Thursday, September 10, 2009

Dick Cheney Disrupted British Terror Investigation, but Saved Himself from Prosecution


On Monday, a British jury convicted three British Muslims of plotting to blow up more than half a dozen planes over the Atlantic, but three years ago, officials in the United Kingdom were worried that their investigation of the plot was almost foiled by then-Vice President Dick Cheney.

In August 2006, British law enforcement were closely monitoring the activities of several men believing they were planning to destroy seven trans-Atlantic flights at once in an effort to outdo the September 11 attacks.

The government of Prime Minister Tony Blair kept the Bush administration, including President George W. Bush, apprised of the investigation so as to assuage any concerns about the UK being able to foil the plot and bring the men to justice.

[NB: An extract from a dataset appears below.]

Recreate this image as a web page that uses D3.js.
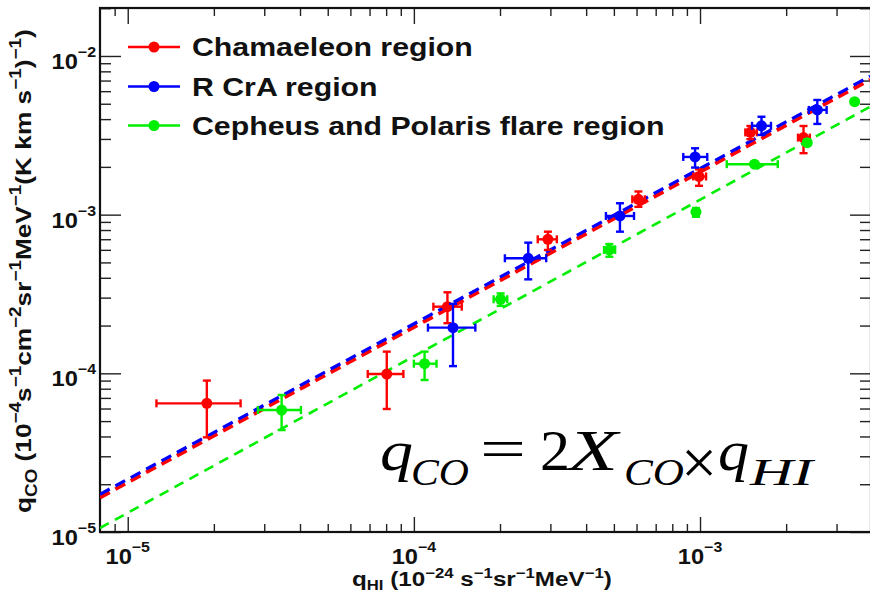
<!DOCTYPE html>
<html><head><meta charset="utf-8">
<script src="https://cdn.jsdelivr.net/npm/d3@7"></script>
<style>body{margin:0;background:#fff} svg{display:block}</style>
</head><body><svg id="c" width="870" height="595"></svg>
<script>
// ---------------- data ----------------
const seriesNames = ["Chamaeleon region", "R CrA region", "Cepheus and Polaris flare region"];
const seriesColors = ["#ff0000", "#0000ff", "#00ee00"];

const chamX   = [1.89e-5, 8.04e-5, 1.31e-4, 2.94e-4, 6.09e-4, 9.92e-4, 1.50e-3, 2.30e-3];
const chamXLo = [1.26e-5, 6.90e-5, 1.17e-4, 2.71e-4, 5.80e-4, 9.47e-4, 1.44e-3, 2.20e-3];
const chamXHi = [2.48e-5, 9.19e-5, 1.47e-4, 3.16e-4, 6.42e-4, 1.05e-3, 1.58e-3, 2.42e-3];
const chamY   = [6.47e-5, 9.90e-5, 2.63e-4, 6.99e-4, 1.25e-3, 1.74e-3, 3.30e-3, 3.06e-3];
const chamYLo = [3.95e-5, 5.96e-5, 2.07e-4, 5.99e-4, 1.12e-3, 1.52e-3, 2.99e-3, 2.44e-3];
const chamYHi = [9.00e-5, 1.37e-4, 3.24e-4, 7.81e-4, 1.40e-3, 1.93e-3, 3.62e-3, 3.62e-3];

const rcraX   = [1.37e-4, 2.51e-4, 5.25e-4, 9.61e-4, 1.64e-3, 2.57e-3];
const rcraXLo = [1.12e-4, 2.08e-4, 4.69e-4, 8.74e-4, 1.52e-3, 2.40e-3];
const rcraXHi = [1.64e-4, 2.90e-4, 5.88e-4, 1.06e-3, 1.77e-3, 2.77e-3];
const rcraY   = [1.94e-4, 5.31e-4, 9.81e-4, 2.31e-3, 3.63e-3, 4.57e-3];
const rcraYLo = [1.11e-4, 3.91e-4, 7.81e-4, 1.98e-3, 3.18e-3, 3.73e-3];
const rcraYHi = [2.74e-4, 6.66e-4, 1.18e-3, 2.62e-3, 4.14e-3, 5.28e-3];

const cephX   = [3.45e-5, 1.09e-4, 2.01e-4, 4.82e-4, 9.68e-4, 1.55e-3, 2.37e-3, 3.47e-3];
const cephXLo = [2.85e-5, 1.00e-4, 1.90e-4, 4.62e-4, 9.55e-4, 1.24e-3, 2.33e-3, 3.42e-3];
const cephXHi = [4.03e-5, 1.20e-4, 2.12e-4, 5.05e-4, 9.81e-4, 1.87e-3, 2.41e-3, 3.52e-3];
const cephY   = [5.87e-5, 1.15e-4, 2.93e-4, 5.99e-4, 1.04e-3, 2.08e-3, 2.84e-3, 5.15e-3];
const cephYLo = [4.39e-5, 9.08e-5, 2.66e-4, 5.43e-4, 9.70e-4, 2.03e-3, 2.72e-3, 4.97e-3];
const cephYHi = [7.30e-5, 1.37e-4, 3.19e-4, 6.53e-4, 1.10e-3, 2.13e-3, 2.97e-3, 5.33e-3];

// fitted relations q_CO = 2 X_CO q_HI (end points of the dashed lines)
const fitX    = [8.0e-6, 3.93e-3];
const fitCham = [1.65e-5, 7.10e-3];
const fitRcra = [1.73e-5, 7.45e-3];
const fitCeph = [1.06e-5, 4.79e-3];

// axes
const xDomain = [8.0e-6, 3.927e-3];
const yDomain = [1e-5, 2.006e-2];
const xMajor = [1e-5, 1e-4, 1e-3];
const xMajorExp = ["\u22125", "\u22124", "\u22123"];
const yMajor = [1e-5, 1e-4, 1e-3, 1e-2];
const yMajorExp = ["\u22125", "\u22124", "\u22123", "\u22122"];
const minorMult = [2, 3, 4, 5, 6, 7, 8, 9];

// ---------------- drawing ----------------
const FONT = "'Liberation Sans', Arial, Helvetica, sans-serif";
const SERIF = "'Liberation Serif', 'Times New Roman', serif";
const svg = d3.select("#c");
const L = 100, R = 870, T = 8, B = 532;

const x = d3.scaleLog().domain(xDomain).range([L, R]);
const y = d3.scaleLog().domain(yDomain).range([B, T]);

const inX = v => v >= xDomain[0] * 1.0001 && v <= xDomain[1];
const inY = v => v > yDomain[0] * 1.0001 && v < yDomain[1];
const xMinor = [1e-6, 1e-5, 1e-4, 1e-3].flatMap(d => minorMult.map(m => m * d)).filter(inX);
const yMinor = [1e-5, 1e-4, 1e-3, 1e-2].flatMap(d => minorMult.map(m => m * d)).filter(inY);

function styleAxis(g) {
  g.select(".domain").remove();
  g.selectAll("line").attr("stroke", "#222").attr("stroke-width", 1.4);
}
// bottom
svg.append("g").attr("transform", `translate(0,${B})`)
  .call(d3.axisBottom(x).tickValues(xMinor).tickSize(-8).tickFormat("")).call(styleAxis);
svg.append("g").attr("transform", `translate(0,${B})`)
  .call(d3.axisBottom(x).tickValues(xMajor).tickSize(-15).tickFormat("")).call(styleAxis);
// top
svg.append("g").attr("transform", `translate(0,${T})`)
  .call(d3.axisTop(x).tickValues(xMinor).tickSize(-8).tickFormat("")).call(styleAxis);
svg.append("g").attr("transform", `translate(0,${T})`)
  .call(d3.axisTop(x).tickValues(xMajor).tickSize(-16).tickFormat("")).call(styleAxis);
// left
svg.append("g").attr("transform", `translate(${L},0)`)
  .call(d3.axisLeft(y).tickValues(yMinor).tickSize(-11).tickFormat("")).call(styleAxis);
svg.append("g").attr("transform", `translate(${L},0)`)
  .call(d3.axisLeft(y).tickValues(yMajor).tickSize(-21).tickFormat("")).call(styleAxis);
// right
svg.append("g").attr("transform", `translate(${R},0)`)
  .call(d3.axisRight(y).tickValues(yMinor).tickSize(-10).tickFormat("")).call(styleAxis);
svg.append("g").attr("transform", `translate(${R},0)`)
  .call(d3.axisRight(y).tickValues(yMajor).tickSize(-20).tickFormat("")).call(styleAxis);

// frame
svg.append("rect").attr("x", L).attr("y", T).attr("width", R - L + 1).attr("height", B - T)
  .attr("fill", "none").attr("stroke", "#111").attr("stroke-width", 2.2);

// tick labels
function powLabel(g, px, py, exp, anchor, sx) {
  const t = g.append("text")
    .attr("transform", `translate(${px},${py}) scale(${sx},1)`)
    .attr("text-anchor", anchor).attr("font-family", FONT).attr("font-weight", "bold")
    .attr("font-size", 21.5).attr("fill", "#111");
  t.append("tspan").text("10");
  t.append("tspan").attr("font-size", 14.5).attr("dy", -12).text(exp);
  return t;
}
const labels = svg.append("g");
xMajor.forEach((d, i) => powLabel(labels, x(d), 564, xMajorExp[i], "middle", 1.1));
yMajor.forEach((d, i) => powLabel(labels, 96, y(d) + 13, yMajorExp[i], "end", 1.1));

// rich text helper (levels: 0 normal, 1 superscript, -1 subscript)
function richText(g, parts, size, smallSize, supRaise, subDrop) {
  const t = g.append("text").attr("font-family", FONT).attr("font-weight", "bold")
    .attr("font-size", size).attr("fill", "#111");
  let cur = 0;
  const off = {"0": 0, "1": -supRaise * size, "-1": subDrop * size};
  parts.forEach(([s, lev]) => {
    const dy = off[lev] - off[cur];
    cur = lev;
    const ts = t.append("tspan").attr("dy", dy).text(s);
    if (lev !== 0) ts.attr("font-size", smallSize);
  });
  return t;
}
function fitTo(t, tx, ty, targetW, sy, rot) {
  const w = t.node().getComputedTextLength();
  const sx = targetW / w;
  t.attr("transform", `translate(${tx},${ty})${rot ? " rotate(" + rot + ")" : ""} scale(${sx},${sy})`);
}

// x title
const xt = richText(svg, [["q", 0], ["HI", -1], [" (10", 0], ["\u221224", 1], [" s", 0], ["\u22121", 1],
  ["sr", 0], ["\u22121", 1], ["MeV", 0], ["\u22121", 1], [")", 0]], 21, 14.5, 0.4, 0.2);
fitTo(xt, 352, 586, 260, 1);

// y title
const yt = richText(svg, [["q", 0], ["CO", -1], [" (10", 0], ["\u22124", 1], ["s", 0], ["\u22121", 1],
  ["cm", 0], ["\u22122", 1], ["sr", 0], ["\u22121", 1], ["MeV", 0], ["\u22121", 1], ["(K km s", 0],
  ["\u22121", 1], [")", 0], ["\u22121", 1], [")", 0]], 19.5, 14, 0.45, 0.28);
fitTo(yt, 31, 513, 484, 1.15, -90);

// fitted dashed lines
const lineGen = d3.line().x(d => x(d[0])).y(d => y(d[1]));
const fits = [
  {vals: fitCeph, color: seriesColors[2], w: 2.6, dash: "10,7"},
  {vals: fitCham, color: seriesColors[0], w: 3.8, dash: "11,6.5"},
  {vals: fitRcra, color: seriesColors[1], w: 3.2, dash: "11,6.5"}
];
svg.append("clipPath").attr("id", "plotclip").append("rect")
  .attr("x", L).attr("y", T).attr("width", R - L).attr("height", B - T);
fits.forEach(f => {
  svg.append("path").datum(fitX.map((v, i) => [v, f.vals[i]]))
    .attr("d", lineGen).attr("fill", "none").attr("stroke", f.color)
    .attr("stroke-width", f.w).attr("stroke-dasharray", f.dash)
    .attr("clip-path", "url(#plotclip)");
});

// data points with error bars
const series = [
  {xs: chamX, xl: chamXLo, xh: chamXHi, ys: chamY, yl: chamYLo, yh: chamYHi, color: seriesColors[0]},
  {xs: rcraX, xl: rcraXLo, xh: rcraXHi, ys: rcraY, yl: rcraYLo, yh: rcraYHi, color: seriesColors[1]},
  {xs: cephX, xl: cephXLo, xh: cephXHi, ys: cephY, yl: cephYLo, yh: cephYHi, color: seriesColors[2]}
];
const CAP = 4;
series.forEach(s => {
  const g = svg.append("g").attr("stroke", s.color).attr("fill", s.color);
  s.xs.forEach((xv, i) => {
    const cx = x(xv), cy = y(s.ys[i]);
    const x0 = x(s.xl[i]), x1 = x(s.xh[i]), y0 = y(s.yl[i]), y1 = y(s.yh[i]);
    const e = g.append("g").attr("stroke-width", 2.4);
    e.append("line").attr("x1", x0).attr("x2", x1).attr("y1", cy).attr("y2", cy);
    e.append("line").attr("x1", cx).attr("x2", cx).attr("y1", y0).attr("y2", y1);
    e.append("line").attr("x1", x0).attr("x2", x0).attr("y1", cy - CAP).attr("y2", cy + CAP);
    e.append("line").attr("x1", x1).attr("x2", x1).attr("y1", cy - CAP).attr("y2", cy + CAP);
    e.append("line").attr("x1", cx - CAP).attr("x2", cx + CAP).attr("y1", y0).attr("y2", y0);
    e.append("line").attr("x1", cx - CAP).attr("x2", cx + CAP).attr("y1", y1).attr("y2", y1);
    g.append("circle").attr("cx", cx).attr("cy", cy).attr("r", 5.5).attr("stroke", "none");
  });
});

// legend
const legRows = [47, 86.5, 125.5];
const leg = svg.append("g");
let legScale = null;
seriesNames.forEach((name, i) => {
  const yy = legRows[i];
  leg.append("line").attr("x1", 128).attr("x2", 180).attr("y1", yy).attr("y2", yy)
    .attr("stroke", seriesColors[i]).attr("stroke-width", 2.6);
  leg.append("circle").attr("cx", 154).attr("cy", yy).attr("r", 5.5).attr("fill", seriesColors[i]);
  const t = leg.append("text").attr("font-family", FONT).attr("font-weight", "bold")
    .attr("font-size", 25).attr("fill", "#111").text(name);
  if (legScale === null) legScale = 281 / t.node().getComputedTextLength();
  t.attr("transform", `translate(192,${yy + 9}) scale(${legScale},1)`);
});

// formula annotation
const formula = [
  {s: "q",  x: 380, y: 470, size: 58, it: true,  len: 33},
  {s: "CO", x: 411, y: 485, size: 37, it: true,  len: 58},
  {s: "=",  x: 480, y: 468, size: 58, it: false, len: 46},
  {s: "2",  x: 540, y: 470, size: 58, it: false, len: 30},
  {s: "X",  x: 568, y: 470, size: 58, it: true,  len: 50},
  {s: "CO", x: 624, y: 485, size: 37, it: true,  len: 60},
  {s: "q",  x: 718, y: 470, size: 58, it: true,  len: 31},
  {s: "HI", x: 750, y: 485, size: 37, it: true,  len: 63}
];
const fg = svg.append("g");
formula.forEach(p => {
  fg.append("text").attr("x", p.x).attr("y", p.y).attr("font-family", SERIF)
    .attr("font-size", p.size).attr("font-style", p.it ? "italic" : "normal")
    .attr("textLength", p.len).attr("lengthAdjust", "spacingAndGlyphs")
    .attr("fill", "#000").text(p.s);
});
// multiplication sign
fg.append("text").attr("x", 699).attr("y", 462).attr("text-anchor", "middle")
  .attr("dominant-baseline", "central").attr("font-family", SERIF)
  .attr("font-size", 64).attr("fill", "#000").text("\u00d7");
</script>
</body></html>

But according to British officials involved in the operation, Cheney almost destroyed the investigation when he ordered the arrest of Rashid Rauf in Pakistan.

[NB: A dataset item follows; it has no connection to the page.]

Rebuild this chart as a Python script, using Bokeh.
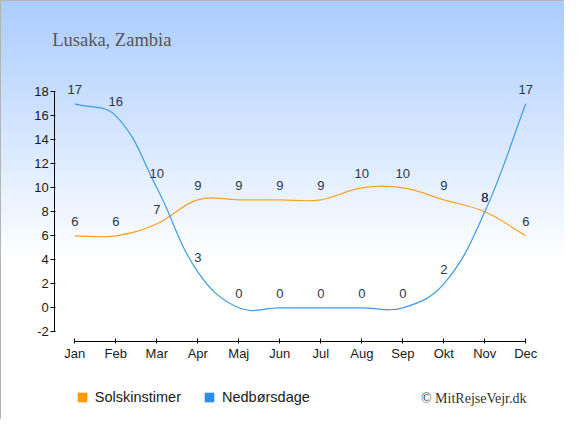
import math
from bokeh.plotting import figure
from bokeh.models import FixedTicker, Label, Legend, LegendItem, Range1d, ColumnDataSource
from bokeh.core.properties import value
from bokeh.embed import file_html
from bokeh.resources import INLINE

months = ["Jan", "Feb", "Mar", "Apr", "Maj", "Jun", "Jul", "Aug", "Sep", "Okt", "Nov", "Dec"]
sun_hours = [6, 6, 7, 9, 9, 9, 9, 10, 10, 9, 8, 6]
rain_days = [17, 16, 10, 3, 0, 0, 0, 0, 0, 2, 8, 17]
y_ticks = [-2, 0, 2, 4, 6, 8, 10, 12, 14, 16, 18]
title_text = "Lusaka, Zambia"
credit_text = "\u00a9 MitRejseVejr.dk"
series_names = ["Solskinstimer", "Nedb\u00f8rsdage"]

PX_PER_MONTH = 41.0
PX_PER_UNIT = 12.0
W, H = 564, 419


def spline_segments(ys, tension=0.4):
    # tension spline with distance-weighted handles, computed in screen proportions
    n = len(ys)
    pts = [(i * PX_PER_MONTH, ys[i] * PX_PER_UNIT) for i in range(n)]
    prev_c, next_c = [], []
    for i in range(n):
        a = pts[max(i - 1, 0)]
        b = pts[i]
        c = pts[min(i + 1, n - 1)]
        d01 = math.hypot(b[0] - a[0], b[1] - a[1])
        d12 = math.hypot(c[0] - b[0], c[1] - b[1])
        tot = d01 + d12
        s01 = d01 / tot if tot else 0.0
        s12 = d12 / tot if tot else 0.0
        fa, fb = tension * s01, tension * s12
        prev_c.append((b[0] - fa * (c[0] - a[0]), b[1] - fa * (c[1] - a[1])))
        next_c.append((b[0] + fb * (c[0] - a[0]), b[1] + fb * (c[1] - a[1])))
    d = dict(x0=[], y0=[], x1=[], y1=[], cx0=[], cy0=[], cx1=[], cy1=[])
    for i in range(1, n):
        d["x0"].append(i - 1); d["y0"].append(ys[i - 1])
        d["x1"].append(i); d["y1"].append(ys[i])
        d["cx0"].append(next_c[i - 1][0] / PX_PER_MONTH); d["cy0"].append(next_c[i - 1][1] / PX_PER_UNIT)
        d["cx1"].append(prev_c[i][0] / PX_PER_MONTH); d["cy1"].append(prev_c[i][1] / PX_PER_UNIT)
    return ColumnDataSource(d)


jan_px, zero_px = 74.3, 307.3
x0 = -jan_px / PX_PER_MONTH
y0 = -(H - zero_px) / PX_PER_UNIT
p = figure(width=W, height=H, output_backend="svg", toolbar_location=None,
           x_range=Range1d(x0, x0 + W / PX_PER_MONTH), y_range=Range1d(y0, y0 + H / PX_PER_UNIT),
           min_border=0, min_border_left=0, min_border_right=0, min_border_top=0, min_border_bottom=0)
p.border_fill_color = None
p.background_fill_color = None
p.outline_line_color = None
p.styles = {"background": "linear-gradient(to bottom, #aaccff 0px, #ffffff 262px, #ffffff 100%)",
            "box-shadow": "inset 1px 1px 0 0 #b4b4b4"}
p.xgrid.visible = False
p.ygrid.visible = False

# axes
p.yaxis.ticker = FixedTicker(ticks=y_ticks)
p.yaxis.major_label_overrides = {t: str(t) for t in y_ticks}
p.yaxis.bounds = (y_ticks[0], y_ticks[-1])
p.yaxis.fixed_location = (54.3 - jan_px) / PX_PER_MONTH
p.xaxis.ticker = FixedTicker(ticks=list(range(len(months))))
p.xaxis.major_label_overrides = {i: m for i, m in enumerate(months)}
p.xaxis.bounds = (0, len(months) - 1)
p.xaxis.fixed_location = (zero_px - 340.7) / PX_PER_UNIT
for ax in (p.xaxis, p.yaxis):
    ax.minor_tick_line_color = None
    ax.axis_line_color = "#000000"
    ax.major_tick_line_color = "#000000"
    ax.major_label_text_font = "Liberation Sans"
    ax.major_label_text_font_size = "13px"
    ax.major_label_text_color = "#1a1a1a"
p.yaxis.major_tick_out = 4
p.yaxis.major_tick_in = 1
p.yaxis.major_label_standoff = 2
p.xaxis.major_tick_out = 2
p.xaxis.major_tick_in = 3
p.xaxis.major_label_standoff = 3

# lines
sun_col = "#ffa01e"
rain_col = "#3d9ae8"
p.bezier(x0="x0", y0="y0", x1="x1", y1="y1", cx0="cx0", cy0="cy0", cx1="cx1", cy1="cy1",
         source=spline_segments(sun_hours), line_color=sun_col, line_width=1.2)
p.bezier(x0="x0", y0="y0", x1="x1", y1="y1", cx0="cx0", cy0="cy0", cx1="cx1", cy1="cy1",
         source=spline_segments(rain_days), line_color=rain_col, line_width=1.2)

# data labels
xs = list(range(len(months)))
for vals in (sun_hours, rain_days):
    p.text(x=xs, y=vals, text=[str(v) for v in vals], text_align="center",
           text_baseline="middle", y_offset=-14, text_font=value("Liberation Sans"),
           text_font_size="13px", text_color="#2a3550")

# legend swatches (zero-size quads on the data points, only used for the legend)
q1 = p.quad(left=xs, right=xs, bottom=sun_hours, top=sun_hours, fill_color="#ff9a0a", line_color=None)
q2 = p.quad(left=xs, right=xs, bottom=rain_days, top=rain_days, fill_color="#2b8ee8", line_color=None)
legend = Legend(items=[LegendItem(label=series_names[0], renderers=[q1]),
                       LegendItem(label=series_names[1], renderers=[q2])],
                location=(75.8, H - 405), orientation="horizontal",
                glyph_width=12, glyph_height=12, label_height=12, label_standoff=7,
                spacing=22, padding=0, margin=0, border_line_color=None,
                background_fill_alpha=0, label_text_font="Liberation Sans",
                label_text_font_size="14.5px", label_text_color="#1a1a1a")
p.add_layout(legend, "center")

p.add_layout(Label(x=51.7, y=H - 39.3, x_units="screen", y_units="screen", text=title_text,
                   text_font="Liberation Serif", text_font_size="18.5px", text_color="#555555",
                   text_baseline="alphabetic"))
p.add_layout(Label(x=526, y=H - 397.5, x_units="screen", y_units="screen", text=credit_text,
                   text_font="Liberation Serif", text_font_size="14px", text_color="#333333",
                   text_align="right", text_baseline="middle"))

open("out.html", "w").write(file_html(p, INLINE))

The capture of Rauf, who was working with the plotters in Britain, forced UK law enforcement to move in sooner than they had wanted, primarily before Ali, Hussain, and Sarwar had purchased their airline tickets—the key proof for prosecutors to prove the conspiracy in court.

Furthermore, several members of the plot were never arrested, according to British sources who claimed Cheney’s action prevented this from happening.